Esta crónica chega com uma semana de atraso, por circunstâncias que não vêm agora ao caso. Mas chega. E é para a Fátima [Campos Ferreira] e para o Manuel [Rocha]. Uma semana antes da partida do Manuel Rocha acontecer, da forma mais improvável, mais estúpida – sim, porque há mortes mais estúpidas do que outras –, Fátima partilhou um vídeo/teaser da entrevista a Miguel Sousa Tavares. Iria acontecer naquela segunda-feira em que acabaria por estar a velar o marido, na altura sem imaginar ainda a hecatombe que havia de cair sobre si própria.
Naquele momento, uma semana antes, Fátima estava mesmo feliz.

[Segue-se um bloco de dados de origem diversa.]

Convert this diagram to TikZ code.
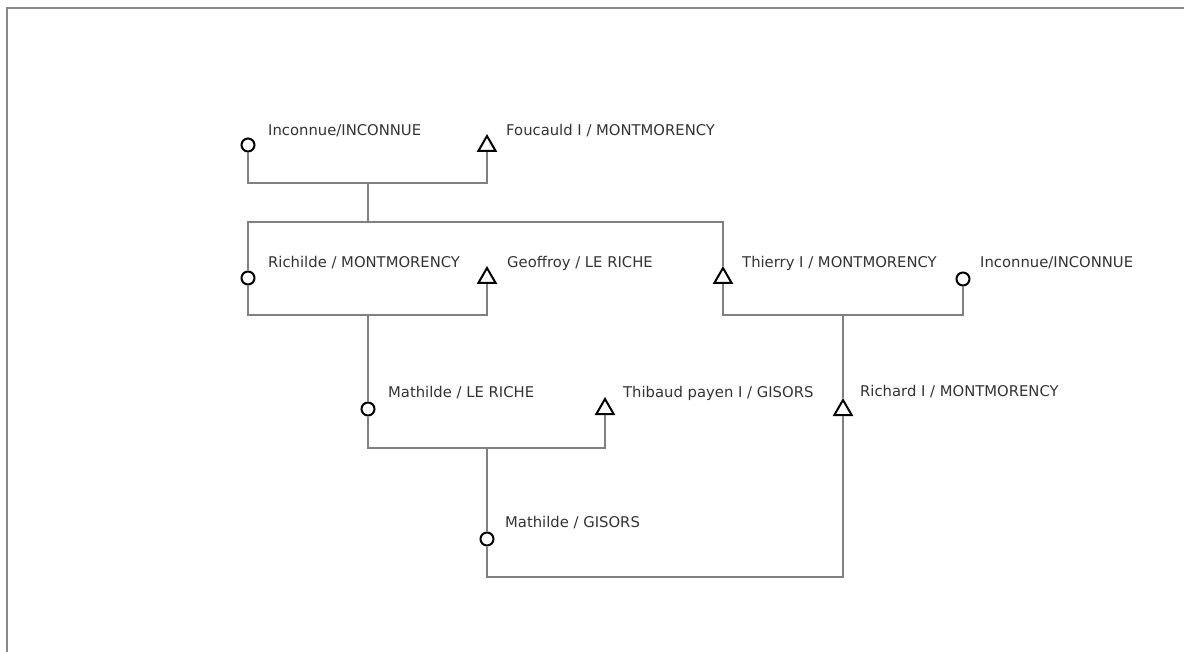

Estivera com Miguel no Algarve, na sua casa escondida para as bandas de Tavira. Convencera-o a falar, a mostrar os seus sítios, ao seu ritmo, a reaparecer no ecrã. Logo ele e tanto ele, que estava saturado, enfadado, desgostoso com a superficialidade da televisão (e não só). Estava mesmo feliz com o resultado do seu 'Primeira Pessoa'.
E no entanto, aquele dia, o da emissão, havia de ser de má memória. Ou se calhar não. Manuel Rocha, jornalista de mão cheia, atento, sábio, uma espécie de diplomata do mundo televisivo que, ao longo de anos, soube jogar no tabuleiro de xadrez da estação de serviço público, com os perigos, as dores de cabeça e os malabarismos que um papel de direção ali acarreta, já aqui não estava. Uma tristeza esta morte prematura. Uma perda. E, no entanto, para quem estava de fora como eu, aquela segunda-feira, com a entrevista ao Miguel a ser emitida, no meio daquele cenário de tristeza, fazia sentido, quase como uma metáfora.
"Meus heróis morreram de overdose, meus inimigos estão no poder", cantava Cazuza. Há um jornalismo que está a morrer lentamente, não de overdose, mas de morte lenta. Porque sim, há uma geração que se cansou, que desistiu, que partiu para outra. Fátima é das raras que tenta resistir e tem a sorte de a RTP lhe dar essa possibilidade – à qual ela responde com cuidado na produção, na escolha dos convidados, na edição do seu 'Primeira Pessoa'.
Para a Fátima, um beijo de coragem, por tudo. E força para continuar. Por todas as razões. Resistir é preciso. Em nome da verdade.